Test 2. Summary of results from dye studies conducted in 1985 and reported in EA (1986).
Test 1 / Test 2 / Test 3
Test date / 11/8/1995 / 11/9/1995 / 11/9/1995
Effluent flow rate [mgd] / NR, but likely 4.1 - 4.3 mgd
Tide condition / Ebb / Flood / Ebb
Ships/barges present? / Yes, during at least some portion of the tests
Effluent temperature [F] / 70a / 70a / 70a
Effluent salinity [ppt] / 1.5a / 1.5a / 1.5a
Receiving water temperature [F] / 61.3 / 60.1 / 58.8
Receiving water salinity [ppt] / 19.0 / 17.7 / 19.9
Receiving water velocity [m/s] / NR / NR / NR
Minimum observed dilution at any depth in plume and at surface / 23.0 - 69.9 b
37 at surface / 22.1 - >200 c
35 at surface / 41.3 – 143d
>41 at surface

a Data are given for modeling study and were selected to match conditions during the field dye study. Measurements made during the field dye study are not reported.

b From measurements of dye concentration with depth at distances 25 to 200 feet downstream of the diffuser along the plume centerline; note that only a single value of 23.0:1 was measured at 5.9 m depth 25 feet from the diffuser, i.e., within the zone of initial dilution. All other values exceeded 37:1.

c From measurements made from 50 feet upstream of the diffuser to 175 feet downstream of the diffuser along the centerline of the plume. Again, only a single value of 22.1:1 was measured at 6.5 m depth 25 upstream of the diffuser, i.e., within the initial zone of dilution. All other values exceeded 30.8:1.

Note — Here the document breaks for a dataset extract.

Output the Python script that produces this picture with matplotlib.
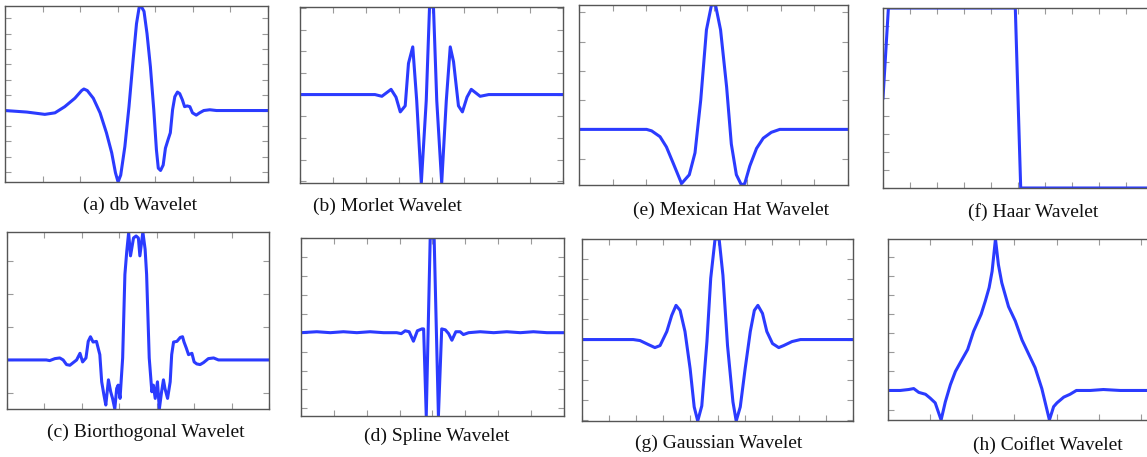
import matplotlib
matplotlib.use("Agg")
import matplotlib.pyplot as plt
from matplotlib.ticker import MultipleLocator

# (a) db wavelet
db_x = [0, 0.58, 1.06, 1.33, 1.59, 1.86, 2.04, 2.10, 2.19, 2.35, 2.53, 2.70, 2.84, 2.94, 3.01,
        3.08, 3.19, 3.30, 3.41, 3.50, 3.57, 3.62, 3.70, 3.78, 3.87, 3.96, 4.03, 4.08, 4.14,
        4.21, 4.27, 4.34, 4.40, 4.46, 4.52, 4.59, 4.65, 4.72, 4.78, 4.85, 4.92, 4.99, 5.09,
        5.18, 5.29, 5.45, 5.63, 7.0]
db_y = [0, -0.02, -0.05, -0.03, 0.05, 0.16, 0.26, 0.28, 0.26, 0.16, -0.03, -0.29, -0.55, -0.81,
        -0.93, -0.84, -0.47, 0.05, 0.66, 1.13, 1.34, 1.36, 1.29, 1.0, 0.57, 0.01, -0.51, -0.75,
        -0.78, -0.71, -0.49, -0.38, -0.29, 0.01, 0.18, 0.24, 0.22, 0.14, 0.05, 0.06, 0.05, -0.03,
        -0.06, -0.03, 0.0, 0.01, 0.0, 0]

# (b) morlet wavelet
morlet_x = [-4, -1.72, -1.51, -1.23, -1.08, -0.95, -0.80, -0.70, -0.57, -0.45, -0.31, -0.16, -0.06,
            0.06, 0.16, 0.31, 0.45, 0.57, 0.67, 0.82, 0.94, 1.08, 1.21, 1.48, 1.74, 4]
morlet_y = [0, 0, -0.02, 0.06, -0.03, -0.2, -0.13, 0.36, 0.55, -0.07, -1.02, -0.07, 1.01,
            1.01, -0.07, -1.02, -0.07, 0.55, 0.38, -0.13, -0.2, -0.03, 0.06, -0.02, 0, 0]

# (e) mexican hat wavelet
mexh_x = [-4, -1.99, -1.84, -1.59, -1.40, -1.20, -0.95, -0.72, -0.55, -0.38, -0.21, -0.06,
          0.06, 0.21, 0.39, 0.53, 0.68, 0.83, 0.93, 1.08, 1.28, 1.48, 1.72, 1.97, 4]
mexh_y = [0, 0, -0.01, -0.05, -0.12, -0.23, -0.37, -0.31, -0.16, 0.2, 0.68, 0.85,
          0.85, 0.68, 0.29, -0.10, -0.31, -0.38, -0.37, -0.25, -0.13, -0.06, -0.02, 0, 0]

# (f) haar wavelet
haar_x = [0, 0.02, 0.49, 0.51, 1.0]
haar_y = [0, 1, 1, -1, -1]

# (c) biorthogonal wavelet
bior_x = [0, 1.05, 1.14, 1.28, 1.41, 1.50, 1.59, 1.68, 1.77, 1.86, 1.95, 2.02, 2.11, 2.17, 2.23,
          2.30, 2.39, 2.48, 2.53, 2.59, 2.64, 2.71, 2.77, 2.82, 2.88, 2.93, 2.97, 3.02, 3.09,
          3.15, 3.20, 3.25, 3.30, 3.38, 3.45, 3.51, 3.55, 3.63, 3.69, 3.73, 3.80, 3.87, 3.91,
          3.96, 4.02, 4.07, 4.13, 4.18, 4.22, 4.29, 4.36, 4.40, 4.45, 4.54, 4.63, 4.69, 4.73,
          4.79, 4.85, 4.94, 5.0, 5.07, 5.16, 5.25, 5.38, 5.52, 5.65, 5.88, 7]
bior_y = [0, 0, -0.01, 0.02, 0.03, 0, -0.07, -0.08, -0.04, 0, 0.1, -0.03, 0.03, 0.28, 0.35,
          0.27, 0.28, 0.08, -0.33, -0.53, -0.68, -0.30, -0.48, -0.58, -0.74, -0.43, -0.38, -0.58,
          0.03, 1.29, 1.64, 1.92, 1.57, 1.84, 1.87, 1.84, 1.57, 1.93, 1.67, 1.29, 0.03, -0.48,
          -0.38, -0.58, -0.33, -0.74, -0.48, -0.30, -0.43, -0.58, -0.33, 0.08, 0.27, 0.28, 0.34,
          0.35, 0.27, 0.18, 0.08, 0.10, -0.03, -0.06, -0.07, -0.04, 0.02, 0.03, 0, 0, 0]

# (d) spline wavelet
spline_x = [-4, -3.52, -3.11, -2.71, -2.30, -1.90, -1.49, -1.09, -0.95, -0.83, -0.71, -0.58,
            -0.46, -0.32, -0.27, -0.19, -0.07, 0.05, 0.18, 0.28, 0.39, 0.49, 0.59, 0.71, 0.84,
            0.94, 1.10, 1.45, 1.86, 2.26, 2.67, 3.07, 3.48, 4]
spline_y = [0, 0.01, 0, 0.01, 0, 0.01, 0, 0, -0.01, 0.02, 0.01, -0.09,
            0.02, 0.04, 0.04, -0.88, 1.0, 1.0, -0.88, 0.04, 0.03, -0.01, -0.08, 0.01, 0.01,
            -0.02, 0, 0.01, 0, 0.01, 0, 0.01, 0, 0]

# (g) gaussian wavelet
gaus_x = [-5, -3.11, -2.86, -2.55, -2.31, -2.12, -1.87, -1.69, -1.53, -1.38, -1.20, -1.01, -0.86,
          -0.73, -0.58, -0.39, -0.25, -0.09, 0.06, 0.20, 0.37, 0.57, 0.69, 0.84, 1.02, 1.21,
          1.36, 1.49, 1.66, 1.82, 2.03, 2.26, 2.44, 2.75, 3.06, 5]
gaus_y = [0, 0, -0.01, -0.05, -0.08, -0.06, 0.08, 0.24, 0.34, 0.29, 0.08, -0.29, -0.67,
          -0.81, -0.66, -0.02, 0.61, 1.0, 1.0, 0.64, -0.06, -0.62, -0.81, -0.67, -0.29, 0.08,
          0.29, 0.34, 0.26, 0.08, -0.04, -0.08, -0.06, -0.02, 0, 0]

# (h) coiflet wavelet
coif_x = [0, 0.29, 0.49, 0.61, 0.73, 0.89, 1.0, 1.12, 1.26, 1.36, 1.48, 1.60, 1.75, 1.89, 2.03,
          2.21, 2.31, 2.40, 2.47, 2.55, 2.62, 2.70, 2.86, 3.02, 3.18, 3.34, 3.49, 3.65, 3.83,
          3.93, 4.01, 4.17, 4.32, 4.47, 4.80, 5.11, 5.51, 7]
coif_y = [0, 0, 0.01, 0.02, -0.02, -0.04, -0.08, -0.13, -0.31, -0.12, 0.06, 0.2, 0.32, 0.43,
          0.62, 0.80, 0.94, 1.08, 1.25, 1.59, 1.32, 1.13, 0.88, 0.73, 0.53, 0.38, 0.24, 0.02,
          -0.31, -0.17, -0.13, -0.07, -0.04, 0, 0, 0.01, 0, 0]

W, H = 1147, 457
fig = plt.figure(figsize=(W / 100, H / 100), dpi=100)

# each panel: data, pixel box (left, right, top, bottom), limits, tick steps, caption and its centre
panels = [
    (db_x, db_y, (5, 268, 6, 182), (0, 7), (-0.93, 1.36), 1, 0.2, "(a) db Wavelet", (140, 205)),
    (morlet_x, morlet_y, (300, 563, 7, 183), (-4, 4), (-1.02, 1.01), 1, 0.25, "(b) Morlet Wavelet", (387, 206)),
    (mexh_x, mexh_y, (579, 848, 5, 185), (-4, 4), (-0.38, 0.85), 1, 0.2, "(e) Mexican Hat Wavelet", (731, 210)),
    (haar_x, haar_y, (883, 1153, 8, 188), (0, 1), (-1, 1), 0.1, 0.2, "(f) Haar Wavelet", (1033, 212)),
    (bior_x, bior_y, (7, 269, 232, 409), (0, 7), (-0.74, 1.93), 1, 0.5, "(c) Biorthogonal Wavelet", (146, 432)),
    (spline_x, spline_y, (301, 564, 238, 416), (-4, 4), (-0.88, 1.0), 1, 0.2, "(d) Spline Wavelet", (437, 436)),
    (gaus_x, gaus_y, (582, 853, 239, 421), (-5, 5), (-0.81, 1.0), 1, 0.2, "(g) Gaussian Wavelet", (719, 443)),
    (coif_x, coif_y, (888, 1183, 239, 420), (0, 7), (-0.31, 1.59), 1, 0.2, "(h) Coiflet Wavelet", (1048, 445)),
]

for x, y, box, xl, yl, xs, ys, caption, cpos in panels:
    l, r, t, b = box
    ax = fig.add_axes([l / W, 1 - b / H, (r - l) / W, (b - t) / H])
    ax.plot(x, y, color="#2b3bff", lw=2.2, solid_joinstyle="round")
    ax.set_xlim(xl)
    ax.set_ylim(yl)
    ax.xaxis.set_major_locator(MultipleLocator(xs))
    ax.yaxis.set_major_locator(MultipleLocator(ys))
    ax.tick_params(direction="in", length=4.5, width=0.8, color="#9a9a9a",
                   top=True, right=True, labelbottom=False, labelleft=False)
    for s in ax.spines.values():
        s.set_color("#555555")
        s.set_linewidth(1.0)
    fig.text(cpos[0] / W, 1 - cpos[1] / H, caption, ha="center", va="center",
             fontsize=14, family="Liberation Serif", color="#111111")

fig.savefig("out.png", dpi=100)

d From measurements made at distances 25 to 200 feet downstream of the diffuser along the plume centerline.

NR: not reported

The fourth and most recent field tracer study was conducted by Brown and Caldwell in July 1987[9]. Rhodamine WT was injected into the effluent for several hours each day during the dye study, capturing a range of receiving water conditions during both flood and ebb tides. Receiving water temperatures ranged from 18.9C to 19.9C (66.0F to 67.8F), with strongest temperature stratification during peak ebb tides. Receiving water salinity varied significantly, from 12.6 ppt near the surface at peak flood to 19.7 ppt near the bottom during slack before ebb. Net Delta Outflow (NDO, a measure of the freshwater flow from the estuary) was estimated to be 3,050 cfs. Current measurements made during the study confirmed that wharf pilings and tankers docked at the wharf affected current speeds beneath the wharf, with measured currents ranging from 17% to 42% of predicted maximum channel currents. Although temperature and salinity of the effluent are not reported, the effluent was strongly buoyant, and dye concentrations were measured primarily at the surface (i.e., height of rise of the plume). The effluent flow rate during the dye study was held constant at 2,800 gpm (4.0 mgd). Brown and Caldwell also provided the results of a statistical compilation of current measurements in the vicinity of the diffuser taken from July 23-26, 1987, that showed strongly tidal flow. These results showed that current velocities were less than 0.025 m/s only 2.8% of the time, and less than 0.05 m/s only 5.4% of the time.

Dye measurements made by Brown and Caldwell (1987) in general showed rapid dilution near the diffuser. Results are summarized in Table 3, below. Instantaneous measurements of dye at the surface showed small areas of dilution as low as 16.3:1, and dilutions less than 20:1 were observed only within 15 lateral feet of the diffuser (i.e., within the zone of initial dilution). These dye studies showed time-averaged near-field dilutions (i.e., at the edge of the zone of initial dilution) nearer to 30:1. The “blobby” or “puffy” nature of the plume is also clearly shown in vertical dye concentration profiles, which show variations in surface dye concentrations of up to eight-fold over only a few minutes (e.g., variation from 2 ppb to 15 ppb just below the surface in one vertical profile). The plume likely experiences very localized, short-lived “puffs” of higher concentration effluent due to the erratic nature of the velocity of the receiving water in the vicinity of the diffuser. Brown and Caldwell took care to observe dye concentrations during slack tide conditions, and their results show that even during slack tide, ambient turbulence and near-field mixing in the vicinity of the diffuser is significant.

Table 3. Summary of results from dye studies conducted in July 1987 and reported in Brown and Caldwell (1987).
Period 1 / Period 2 / Period 3 / Period 4 / Period 5 / Period 6 / Period 7
Test date
Test time / 7/24
1148-1204 / 7/24
1533-1546 / 7/24
1612-1620 / 7/24 1620-1632 / 7/25
1027-1031 / 7/25 1203-1223 / 7/27
1044-1050
Effluent flow rate [mgd] / 4.3 / 4.3 / 4.3 / 4.3 / 4.3 / 4.3 / 4.3
Tide condition / Flood / Near slack / Slack / Slack  ebb / Slack  flood / Flood / Slack  flood
Receiving water temperature [F] / 18.9C - 19.9C (66.0F – 67.8F) on 7/23/87
Receiving water salinity [ppt] / 12.6 ppt – 19.7 ppt
Stratified
Receiving water velocity [m/s]a / 0.012
to NE / 0.06
to NE / 0
Erratic / 0-0.02
Erratic / 0.15
to N / Erratic / NR
Observed minimum dilution at surface / 16.3 / 22.6 / 33.4 / 32.8 / 17.0 / 24.5 / 36.8
Approx. lateral distance from diffuser to peak concentration / 19 ft / 14 ft / 64 ft / 64 ft / 14 ft / 37 ft / 62 ft
Observed average dilution across plumeb / 21 / 31 / 43 / 47 / 21 / 32 / 51

a Estimated from vector diagrams contained in figures in Brown and Caldwell (1987) report.